YOUR GOAL:
Within the material below, transcribe exactly the lines from the one holding "What Plotly code" through the one holding "y_ticks = [0, 5, 10, 15, 20, 25, 30]", keeping both ends and skipping the rest.

RECORDED DATA:
• • • • •
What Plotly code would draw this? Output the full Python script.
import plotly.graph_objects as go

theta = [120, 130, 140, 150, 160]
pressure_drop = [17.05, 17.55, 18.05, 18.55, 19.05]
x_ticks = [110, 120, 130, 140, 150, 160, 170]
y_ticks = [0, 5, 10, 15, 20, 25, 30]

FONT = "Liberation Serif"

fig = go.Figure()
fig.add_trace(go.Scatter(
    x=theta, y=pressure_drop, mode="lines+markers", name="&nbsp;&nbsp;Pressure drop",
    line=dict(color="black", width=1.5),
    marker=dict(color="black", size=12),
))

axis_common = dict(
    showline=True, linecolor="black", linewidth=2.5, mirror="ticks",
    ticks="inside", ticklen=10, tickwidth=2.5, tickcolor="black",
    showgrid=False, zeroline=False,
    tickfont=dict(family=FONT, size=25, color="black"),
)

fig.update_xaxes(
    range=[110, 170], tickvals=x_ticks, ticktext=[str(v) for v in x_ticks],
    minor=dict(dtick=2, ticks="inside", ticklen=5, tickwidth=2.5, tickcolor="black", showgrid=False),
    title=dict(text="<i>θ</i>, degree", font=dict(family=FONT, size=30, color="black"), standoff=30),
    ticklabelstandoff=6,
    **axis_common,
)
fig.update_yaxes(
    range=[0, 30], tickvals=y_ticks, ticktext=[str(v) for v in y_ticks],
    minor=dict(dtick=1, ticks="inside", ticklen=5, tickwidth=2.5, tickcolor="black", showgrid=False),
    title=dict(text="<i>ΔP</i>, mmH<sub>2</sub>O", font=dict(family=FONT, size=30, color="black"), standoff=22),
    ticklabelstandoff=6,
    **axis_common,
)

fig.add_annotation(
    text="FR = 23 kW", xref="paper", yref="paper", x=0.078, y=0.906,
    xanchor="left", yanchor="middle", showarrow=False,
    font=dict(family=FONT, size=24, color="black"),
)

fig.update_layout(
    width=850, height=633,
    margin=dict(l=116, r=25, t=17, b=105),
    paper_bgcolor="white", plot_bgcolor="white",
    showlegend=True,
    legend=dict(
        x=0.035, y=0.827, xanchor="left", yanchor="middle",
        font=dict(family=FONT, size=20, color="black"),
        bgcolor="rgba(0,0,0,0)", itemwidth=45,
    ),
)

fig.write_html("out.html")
• • • • •
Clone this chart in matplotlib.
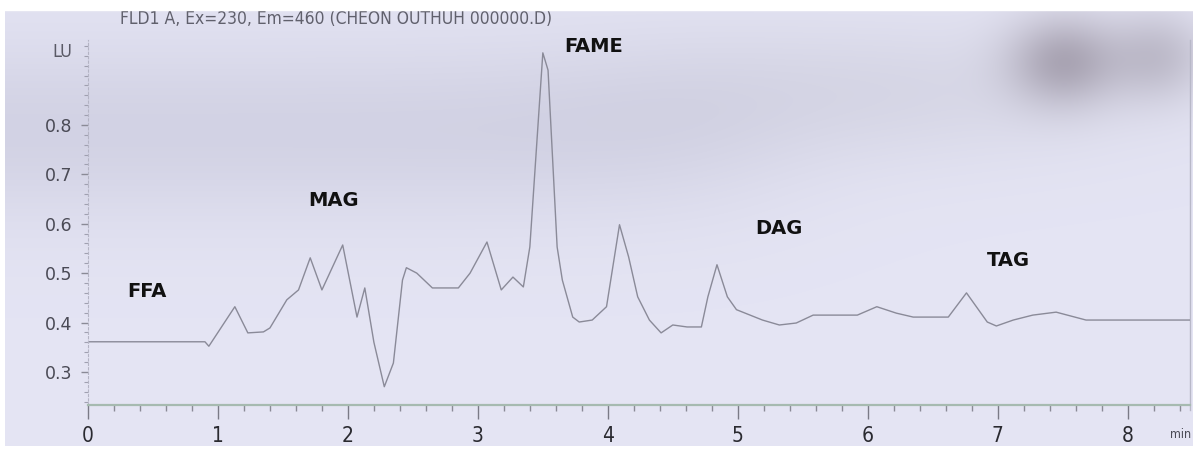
• • • • •
PROBLEM SOLUTION:
What Plotly code would draw this? Output the full Python script.
import plotly.graph_objects as go

theta = [120, 130, 140, 150, 160]
pressure_drop = [17.05, 17.55, 18.05, 18.55, 19.05]
x_ticks = [110, 120, 130, 140, 150, 160, 170]
y_ticks = [0, 5, 10, 15, 20, 25, 30]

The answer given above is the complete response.